5 Reasons Virtual Net Metering is Better than Plain Old Net Metering
Posted November 8, 2014
By Dick Munson
solar gardenSeveral states have embraced net metering in order to encourage the adoption of solar energy and other distributed generation. Sometimes referred to as “running a meter backwards,” net metering allows people to generate their own electricity, export any excess electricity to the grid, and get paid for providing this excess energy to the utility who may use it to power nearby homes or manage overall electricity demand.
Net metering leads to lower – or in some cases negative – electricity bills without having to invest in expensive batteries to store excess energy, which can be cost-prohibitive. By generating energy on-site where it’s consumed, net metering also reduces the strain on distribution systems and cuts the amount of electricity lost to long-distance transmission and distribution (estimated at seven percent in the U.S.). Net metering, moreover, tends to reduce greenhouse gas emissions by incentivizing people to adopt renewable energy and become more aware of energy-saving opportunities.
A few states like Illinois are now talking about “virtual” net metering. The term “virtual” may be confusing, but it essentially means customers can receive net metering credits for projects even if they are not on their property. An example would be a group of neighbors receiving such credits for a community solar project.
Virtual net metering offers many advantages, even over its more common cousin, including:
1. Optimized siting for solar and distributed energy projects
Rather than being limited to a single roof that might be tilted away from the sun or covered by trees, installers, investors, and customers can choose the most productive sites, making for a better investment with higher financial returns.
2. Additional financing options, plus options for renters
A “virtual” project also enables creative project financing, perhaps through crowd funding or third-party ownership. It also allows renters and other non-homeowners to invest in energy projects. For example, California’s Multifamily Affordable Solar Housing (MASH) Program has led to 20.5 megawatts of solar capacity interconnected across 323 projects that serve 6,371 affordable housing tenant units.

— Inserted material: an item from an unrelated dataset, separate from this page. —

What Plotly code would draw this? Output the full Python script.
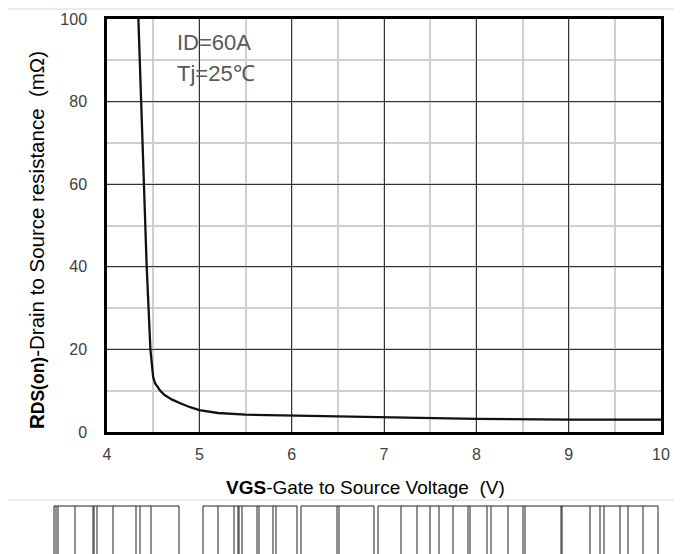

3. Economies of scale, which lower costs
Virtual net metering enables larger project developments, while also minimizing costs associated with house alterations and project maintenance. Larger projects allows for an economy of scale which lowers costs for everyone involved (i.e. the greater the quantity of a good produced, the lower the per-unit fixed cost because these costs are shared over a larger number of goods). The Lawrence Berkeley National Laboratory (LBNL) calculated that the installed cost of solar drops over 30 percent when moving from a 2 kilowatt system to a 10 kilowatt system. Economies of scale also may allow investors and developers to target construction on cheaper property areas, the value of which may vary widely within a utility service territory, further adding to a project’s financial incentive.
4. Expedited project development
Virtual net metering can streamline the interconnection application and review process for both utilities and customers. Compared to applications from multiple residents with rooftop solar, a community project would require a single filing, saving both time and money.
5. More profitable compensation rates
Virtual net metering, particularly for solar projects, allows more customers – not just those with solar panels on their roofs – to take advantage of a utility’s dynamic retail electricity rates that offer higher prices during peak periods in warm summer months, which coincide with maximum solar electricity production.
By adding “virtual” to a tried-and-true concept, we can expand the benefits of solar and other clean distributed-generation projects to more people. This expansion also offers “real” reductions in both costs and pollution.